New York Construction Report staff writer
A $28.9 million project to upgrade streets, water mains and sewers in the Gerritsen Beach section of Brooklyn has been completed nine months ahead of schedule and more than $3.5 million under the original $32.4 million budget.
New infrastructure in Gerritsen Beach includes rebuilt roads and sidewalks as well as new sewers, water mains, catch basins and fire hydrants. Construction took nine months less than anticipated and the project cost was $3.5 million below the original budget.
“The work of protecting our city against climate change is urgent,” said New York City Mayor Eric Adams. “Every month and every dollar is critical. That’s why we’re proud to have delivered these critical infrastructure upgrades for Gerritsen Beach nine months sooner than anticipated and more than $3 million under budget.
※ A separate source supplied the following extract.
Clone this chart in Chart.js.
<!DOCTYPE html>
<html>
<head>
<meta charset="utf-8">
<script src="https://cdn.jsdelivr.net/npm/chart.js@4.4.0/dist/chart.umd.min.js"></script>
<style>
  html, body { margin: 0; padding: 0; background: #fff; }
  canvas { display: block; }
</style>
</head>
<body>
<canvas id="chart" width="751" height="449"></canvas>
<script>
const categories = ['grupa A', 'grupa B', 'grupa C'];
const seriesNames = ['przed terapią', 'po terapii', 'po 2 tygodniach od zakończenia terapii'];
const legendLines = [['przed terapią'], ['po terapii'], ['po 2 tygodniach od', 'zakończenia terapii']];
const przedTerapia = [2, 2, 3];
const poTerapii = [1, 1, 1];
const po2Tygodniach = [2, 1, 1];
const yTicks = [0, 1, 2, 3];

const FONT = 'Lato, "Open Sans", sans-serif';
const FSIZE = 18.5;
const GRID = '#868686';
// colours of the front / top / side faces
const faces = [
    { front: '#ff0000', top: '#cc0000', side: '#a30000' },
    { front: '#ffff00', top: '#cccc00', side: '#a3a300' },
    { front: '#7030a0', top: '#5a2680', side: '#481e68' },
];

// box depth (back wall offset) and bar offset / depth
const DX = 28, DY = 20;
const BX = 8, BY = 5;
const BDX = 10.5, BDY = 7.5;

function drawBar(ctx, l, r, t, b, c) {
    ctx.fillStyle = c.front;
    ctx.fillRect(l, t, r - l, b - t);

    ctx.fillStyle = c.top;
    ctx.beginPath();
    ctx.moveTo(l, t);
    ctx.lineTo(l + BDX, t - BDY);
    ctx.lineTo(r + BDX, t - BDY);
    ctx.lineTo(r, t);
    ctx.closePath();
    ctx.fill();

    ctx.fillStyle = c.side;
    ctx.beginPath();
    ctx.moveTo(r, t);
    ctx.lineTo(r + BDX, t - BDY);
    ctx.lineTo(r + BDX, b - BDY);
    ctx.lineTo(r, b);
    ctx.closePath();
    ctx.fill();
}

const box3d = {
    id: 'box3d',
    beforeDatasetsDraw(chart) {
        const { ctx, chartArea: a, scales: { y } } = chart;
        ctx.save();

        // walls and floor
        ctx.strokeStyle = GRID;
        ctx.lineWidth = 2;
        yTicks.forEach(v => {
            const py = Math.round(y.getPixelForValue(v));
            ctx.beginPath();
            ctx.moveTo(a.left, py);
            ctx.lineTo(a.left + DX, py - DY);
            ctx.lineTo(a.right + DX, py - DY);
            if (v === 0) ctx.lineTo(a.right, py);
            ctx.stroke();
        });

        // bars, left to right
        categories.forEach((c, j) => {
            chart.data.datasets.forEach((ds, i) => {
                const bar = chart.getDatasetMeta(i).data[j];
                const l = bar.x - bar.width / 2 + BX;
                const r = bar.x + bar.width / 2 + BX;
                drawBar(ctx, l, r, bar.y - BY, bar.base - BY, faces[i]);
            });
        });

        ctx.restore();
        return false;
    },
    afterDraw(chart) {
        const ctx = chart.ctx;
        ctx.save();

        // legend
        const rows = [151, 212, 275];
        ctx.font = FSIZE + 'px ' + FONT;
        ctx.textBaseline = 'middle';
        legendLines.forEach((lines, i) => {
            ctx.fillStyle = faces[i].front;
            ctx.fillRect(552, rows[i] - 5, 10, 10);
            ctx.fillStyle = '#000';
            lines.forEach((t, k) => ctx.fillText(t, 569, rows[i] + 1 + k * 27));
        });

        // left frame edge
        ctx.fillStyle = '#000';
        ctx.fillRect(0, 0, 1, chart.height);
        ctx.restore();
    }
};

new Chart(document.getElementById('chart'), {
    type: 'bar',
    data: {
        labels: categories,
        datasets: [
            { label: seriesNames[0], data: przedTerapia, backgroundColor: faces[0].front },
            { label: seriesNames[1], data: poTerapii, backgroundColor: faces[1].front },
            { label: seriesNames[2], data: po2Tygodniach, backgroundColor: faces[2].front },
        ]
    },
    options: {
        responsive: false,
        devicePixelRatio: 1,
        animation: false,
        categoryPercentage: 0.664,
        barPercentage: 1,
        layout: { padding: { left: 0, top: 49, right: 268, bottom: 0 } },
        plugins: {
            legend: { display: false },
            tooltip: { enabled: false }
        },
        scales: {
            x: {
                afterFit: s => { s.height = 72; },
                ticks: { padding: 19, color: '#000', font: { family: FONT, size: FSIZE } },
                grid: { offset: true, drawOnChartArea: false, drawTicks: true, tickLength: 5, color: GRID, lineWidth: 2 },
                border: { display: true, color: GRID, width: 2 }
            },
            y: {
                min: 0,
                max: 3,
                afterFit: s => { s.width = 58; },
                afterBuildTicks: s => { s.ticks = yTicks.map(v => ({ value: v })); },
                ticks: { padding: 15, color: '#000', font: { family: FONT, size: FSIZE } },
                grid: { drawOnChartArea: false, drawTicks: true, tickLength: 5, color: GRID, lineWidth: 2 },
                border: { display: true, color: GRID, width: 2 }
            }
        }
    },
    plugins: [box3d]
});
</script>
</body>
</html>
That’s how we ‘Get Stuff Done’ for New Yorkers in every corner of the city.”
Construction began in June 2020, six months later than originally scheduled in order to adjust the design to accommodate specific requests from residents in the community, and ended in December 2022, three months ahead of the original schedule.
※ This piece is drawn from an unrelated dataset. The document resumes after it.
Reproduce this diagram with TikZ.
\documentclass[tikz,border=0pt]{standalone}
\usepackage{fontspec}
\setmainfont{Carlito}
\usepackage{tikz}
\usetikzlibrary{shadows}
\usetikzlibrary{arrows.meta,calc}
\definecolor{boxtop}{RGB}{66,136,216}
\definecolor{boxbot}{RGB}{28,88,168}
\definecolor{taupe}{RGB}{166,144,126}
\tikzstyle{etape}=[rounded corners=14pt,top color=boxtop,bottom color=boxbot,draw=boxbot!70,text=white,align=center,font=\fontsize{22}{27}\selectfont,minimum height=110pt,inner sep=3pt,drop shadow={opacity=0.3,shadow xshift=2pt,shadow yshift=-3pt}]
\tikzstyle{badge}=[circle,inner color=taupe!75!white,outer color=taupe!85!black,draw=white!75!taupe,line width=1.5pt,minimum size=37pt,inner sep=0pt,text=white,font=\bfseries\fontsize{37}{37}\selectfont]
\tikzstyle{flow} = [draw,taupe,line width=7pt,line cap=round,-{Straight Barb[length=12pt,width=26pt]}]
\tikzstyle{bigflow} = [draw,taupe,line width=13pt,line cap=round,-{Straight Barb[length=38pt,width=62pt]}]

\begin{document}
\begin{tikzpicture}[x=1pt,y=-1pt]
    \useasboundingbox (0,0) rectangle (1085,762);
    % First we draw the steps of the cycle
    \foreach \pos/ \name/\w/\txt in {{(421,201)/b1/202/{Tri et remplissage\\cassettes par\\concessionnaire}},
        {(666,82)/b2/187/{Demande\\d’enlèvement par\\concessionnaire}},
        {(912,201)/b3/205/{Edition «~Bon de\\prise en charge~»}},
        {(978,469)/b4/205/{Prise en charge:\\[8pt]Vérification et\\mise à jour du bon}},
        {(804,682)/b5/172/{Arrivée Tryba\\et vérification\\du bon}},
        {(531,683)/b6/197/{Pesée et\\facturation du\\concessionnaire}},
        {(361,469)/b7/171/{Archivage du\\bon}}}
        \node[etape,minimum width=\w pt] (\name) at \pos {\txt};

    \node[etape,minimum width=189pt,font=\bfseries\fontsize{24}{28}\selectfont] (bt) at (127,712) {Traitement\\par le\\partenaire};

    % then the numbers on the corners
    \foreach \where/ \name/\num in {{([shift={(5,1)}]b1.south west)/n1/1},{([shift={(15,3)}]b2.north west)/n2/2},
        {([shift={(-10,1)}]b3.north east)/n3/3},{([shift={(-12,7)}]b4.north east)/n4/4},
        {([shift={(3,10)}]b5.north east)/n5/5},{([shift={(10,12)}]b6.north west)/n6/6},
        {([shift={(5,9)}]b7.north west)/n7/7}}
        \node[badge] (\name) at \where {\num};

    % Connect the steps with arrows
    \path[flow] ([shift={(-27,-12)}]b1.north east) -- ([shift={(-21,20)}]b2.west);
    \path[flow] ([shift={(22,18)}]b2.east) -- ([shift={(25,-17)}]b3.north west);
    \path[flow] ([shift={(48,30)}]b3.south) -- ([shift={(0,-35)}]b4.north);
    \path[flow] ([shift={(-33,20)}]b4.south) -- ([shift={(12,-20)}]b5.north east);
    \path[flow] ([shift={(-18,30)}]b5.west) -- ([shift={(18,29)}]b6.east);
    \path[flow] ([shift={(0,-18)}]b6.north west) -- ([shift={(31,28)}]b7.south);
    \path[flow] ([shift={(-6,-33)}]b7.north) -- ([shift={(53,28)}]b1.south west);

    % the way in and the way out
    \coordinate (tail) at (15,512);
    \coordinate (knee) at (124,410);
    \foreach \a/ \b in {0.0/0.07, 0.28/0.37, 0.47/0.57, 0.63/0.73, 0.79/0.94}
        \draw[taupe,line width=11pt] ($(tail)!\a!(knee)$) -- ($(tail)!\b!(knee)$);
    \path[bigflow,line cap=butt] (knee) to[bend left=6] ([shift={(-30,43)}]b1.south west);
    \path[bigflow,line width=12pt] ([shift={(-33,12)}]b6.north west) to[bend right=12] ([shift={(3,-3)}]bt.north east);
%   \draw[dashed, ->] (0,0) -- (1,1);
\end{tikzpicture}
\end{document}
DDC managed the project for DEP and DOT and the design was completed by DDC’s In-House Design team.
Work took place on more than 60 individual blocks in Gerritsen Beach, an area that was damaged extensively during Superstorm Sandy.
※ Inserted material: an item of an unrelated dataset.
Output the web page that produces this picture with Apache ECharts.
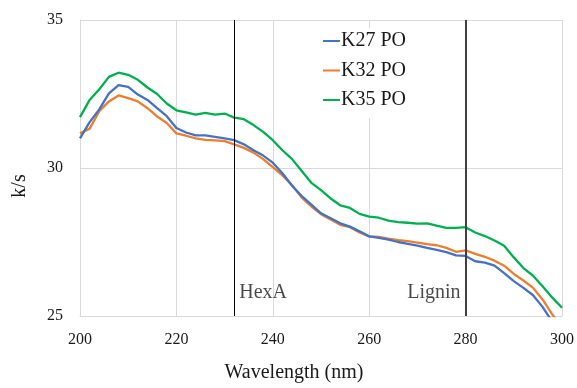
<!DOCTYPE html>
<html>
<head>
<meta charset="utf-8">
<script src="https://cdn.jsdelivr.net/npm/echarts@6/dist/echarts.min.js"></script>
<style>
html,body{margin:0;padding:0;background:#fff;}
#chart{width:577px;height:388px;}
</style>
</head>
<body>
<div id="chart"></div>
<script>
const wavelengths = [200,202,204,206,208,210,212,214,216,218,220,222,224,226,228,230,232,234,236,238,240,242,244,246,248,250,252,254,256,258,260,262,264,266,268,270,272,274,276,278,280,282,284,286,288,290,292,294,296,298,300];
const k27 = [31.0,31.55,31.98,32.52,32.8,32.74,32.48,32.3,32.02,31.75,31.35,31.2,31.1,31.1,31.05,31.0,30.94,30.8,30.6,30.42,30.18,29.82,29.4,29.05,28.76,28.47,28.3,28.13,28.02,27.86,27.69,27.64,27.58,27.5,27.44,27.38,27.3,27.23,27.16,27.05,27.03,26.85,26.8,26.7,26.45,26.18,25.95,25.7,25.3,24.8,24.4];
const k32 = [31.17,31.33,31.92,32.25,32.45,32.36,32.25,32.02,31.74,31.52,31.17,31.09,31.0,30.95,30.93,30.91,30.8,30.68,30.52,30.3,30.03,29.75,29.42,29.0,28.7,28.44,28.26,28.08,28.0,27.82,27.69,27.67,27.61,27.56,27.53,27.48,27.43,27.39,27.3,27.17,27.22,27.1,27.0,26.87,26.7,26.42,26.2,25.95,25.55,25.05,24.6];
const k35 = [31.72,32.3,32.66,33.08,33.22,33.15,32.98,32.72,32.5,32.18,31.95,31.88,31.8,31.86,31.8,31.84,31.7,31.65,31.45,31.22,30.94,30.6,30.3,29.9,29.5,29.25,28.97,28.74,28.65,28.45,28.36,28.32,28.22,28.17,28.15,28.12,28.13,28.05,27.98,27.98,28.0,27.82,27.7,27.55,27.37,26.98,26.62,26.36,26.0,25.62,25.28];
const seriesNames = ['K27 PO','K32 PO','K35 PO'];
const markers = [232, 280];
const markerLabels = ['HexA','Lignin'];
const markerLabelY = 25.77;
const xTicks = [200,220,240,260,280,300];
const yTicks = [25,30,35];

const FONT = 'Liberation Serif';
const TXT = '#1a1a1a';
const colors = ['#4472C4','#ED7D31','#00B050'];

function pairs(vals){ return wavelengths.map((w,i)=>[w, vals[i]]); }

const chart = echarts.init(document.getElementById('chart'));
chart.setOption({
  animation:false,
  backgroundColor:'#fff',
  grid:{left:80,right:14,top:20,bottom:68,containLabel:false},
  legend:{
    orient:'vertical', left:319, top:28,
    data:seriesNames,
    icon:'rect', itemWidth:17, itemHeight:2, itemGap:9.5,
    backgroundColor:'#fff',
    padding:[3,4,8,4],
    textStyle:{fontFamily:FONT,fontSize:20,color:TXT,lineHeight:20,padding:[0,0,0,-4]}
  },
  xAxis:{
    type:'value', min:xTicks[0], max:xTicks[xTicks.length-1], interval:20,
    name:'Wavelength (nm)', nameLocation:'middle', nameGap:47,
    nameTextStyle:{fontFamily:FONT,fontSize:20,color:TXT,padding:[0,54,0,0]},
    axisLine:{show:true,lineStyle:{color:'#d9d9d9',width:1}},
    axisTick:{show:false},
    axisLabel:{fontFamily:FONT,fontSize:16,color:TXT,margin:16},
    splitLine:{show:true,lineStyle:{color:'#d9d9d9',width:1}}
  },
  yAxis:{
    type:'value', min:yTicks[0], max:yTicks[yTicks.length-1], interval:5,
    name:'k/s', nameLocation:'middle', nameGap:50, nameRotate:90,
    nameTextStyle:{fontFamily:FONT,fontSize:20,color:TXT,padding:[0,36,0,0]},
    axisLine:{show:true,lineStyle:{color:'#d9d9d9',width:1}},
    axisTick:{show:false},
    axisLabel:{fontFamily:FONT,fontSize:16,color:TXT,margin:17},
    splitLine:{show:true,lineStyle:{color:'#d9d9d9',width:1}}
  },
  series:[
    {name:seriesNames[0],type:'line',data:pairs(k27),showSymbol:false,symbol:'none',lineStyle:{color:colors[0],width:2.3},itemStyle:{color:colors[0]},z:3},
    {name:seriesNames[1],type:'line',data:pairs(k32),showSymbol:false,symbol:'none',lineStyle:{color:colors[1],width:2.3},itemStyle:{color:colors[1]},z:2},
    {name:seriesNames[2],type:'line',data:pairs(k35),showSymbol:false,symbol:'none',lineStyle:{color:colors[2],width:2.3},itemStyle:{color:colors[2]},z:4},
    {
      name:'markers', type:'scatter', symbolSize:0, silent:true, z:5,
      data:[
        {value:[markers[0],markerLabelY],label:{show:true,position:'right',distance:5,formatter:markerLabels[0],fontFamily:FONT,fontSize:20,color:TXT}},
        {value:[markers[1],markerLabelY],label:{show:true,position:'left',distance:5,formatter:markerLabels[1],fontFamily:FONT,fontSize:20,color:TXT}}
      ],
      markLine:{
        silent:true, symbol:['none','none'], label:{show:false},
        data:[
          {xAxis:markers[0],lineStyle:{color:'#000',width:1,type:'solid'}},
          {xAxis:markers[1],lineStyle:{color:'#404040',width:2,type:'solid'}}
        ]
      }
    }
  ]
});
</script>
</body>
</html>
The Gerritsen Beach project rebuilt more than 60 individual blocks in the neighborhood with new pavement, sidewalks and curbs, new signage, new pedestrian ramps and corner bumpouts that make it safer for pedestrians to cross the street. Overall, 317,000 square feet of roadway, 64,000 square feet of sidewalks and 8,240 feet of curbs were reconstructed. Because of the narrow streets in the area, the project incorporates a shared sidewalk design similar to what DEP, DOT and DDC employed in an ongoing upgrade of streets in Broad Channel, Queens.
Beneath the new streets improvements were also made to the water supply and stormwater drainage systems. Almost 13,000 feet of old water mains were replaced with new pipes, as were 1,050 feet of storm sewers and 1,510 feet of sanitary sewers. Crews also reconstructed two bulkheads where the storm sewers discharge into Shell Bank Creek.
The project also installed 60 new fire hydrants to improve fire response and 72 new catch basins to help drain stormwater from the streets.
“New Yorkers know our communities need high-quality streets and infrastructure to guard against the impacts of climate change,” said DOT Commissioner Ydanis Rodriguez. “Along with Mayor Adams and our partners at DEP and DDC, we are delighted to bring new sidewalks, pavement, pedestrian ramps, watermain, catch basin, bulkhead and sewer upgrades to the dynamic Gerritsen Beach community.
“These essential improvements will strengthen climate resiliency as well as improve quality of life and public safety in southern Brooklyn for generations to come.”
This project was supported through a combination of funding that included resources from FEMA after Hurricane Sandy, and funds from the New York State Senate.